There’s always at least a couple of films in an actor’s resume which makes them grimace whenever they’re brought up. For the immensely talented Hollywood A-lister Josh Brolin that film is this 1986 skating extravaganza.
On a number of occasions over the years, the actor has dismissed his performance in the film. His first lead role a year after making his screen debut on that quest to find One-Eyed Willie’s treasure in The Goonies, it’s fair to say Brolin lacked that now commanding screen presence of his as a relative newbie in the industry. The film itself however is an utter blast. Ostensibly a Romeo and Juliet-type tale of two warring ‘tribes’ of skaters played out against the backdrop of a neon-heavy eighties Los Angeles setting – populated with an overabundance of pink bikinis and garish-looking beetle convertibles – Thrashin’ is a joy from start to finish.
Brolin plays Corey Webster, a talented and popular skater from the Valley who falls for a girl who happens to be the sister of Hook, fearsome leader of the notorious Venice Beach-based, denim and leather-clad skate gang, The Daggers (aesthetic-wise, think teenage version of The Rogues from the 1979 cult classic The Warriors). This emotional tug of war accumulates in a gripping and atmospheric ‘skate joust’ between Corey and Hook, as they go man-to-man in a dark, flare-lit concrete battle ground – a place where half the film’s budget appears to have been blown on hiring smoke machines. The denouement is in the form of a seven-minute downhill skating race, where the now injured Corey has to make that final stand and win back the girl he loves.

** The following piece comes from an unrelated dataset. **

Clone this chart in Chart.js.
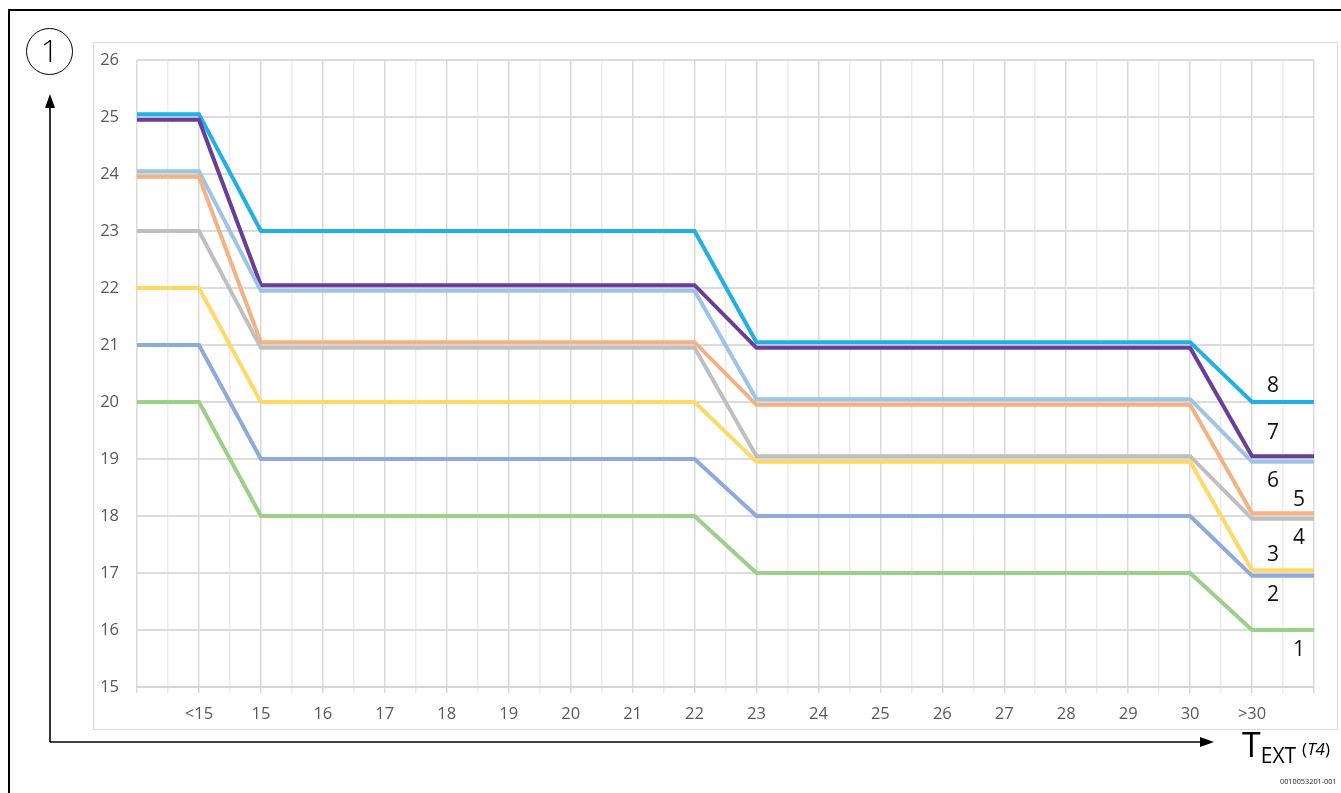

Like Breakin’ – aka Breakdance: The Movie – Thrashin’ is a film very much of it’s time, cashing in on the latest craze of that era. And similarly to that 1984 breakdancing-themed comedy drama, the film’s plot is secondary to the real star of the show – the impressively staged and imaginatively shot skateboarding sequences, some of which feature a barely-in-his-teens future skate icon Tony Hawk pulling off a multitude of gravity-defying moves. Hook (played by Weird Science’s Robert Rusler) even offers the ultimate insult to group of street body-poppers when he proclaims that “breakin’ is a memory”. It’s hard to disagree with him. Kids in the US must have lapped this film up when it was first released, doing for skateboard sales what Top Gun would later do for Ray-Bans. The filmmakers also display a canny knack of having their fingers on the pop culture pulse of that period by hiring an extremely young-looking Red Hot Chili Peppers to perform in a nightclub scene.
It’s films like Thrashin’ – and not forgetting the 1989 Christian Slater skater epic Gleaming the Cube – and documentaries such as Dogtown and Z-Boys which have provided an fascinating insight into the birth and development of this once niche sporting hobby, which now has a significant place in modern culture. Brolin has zero to be ashamed of.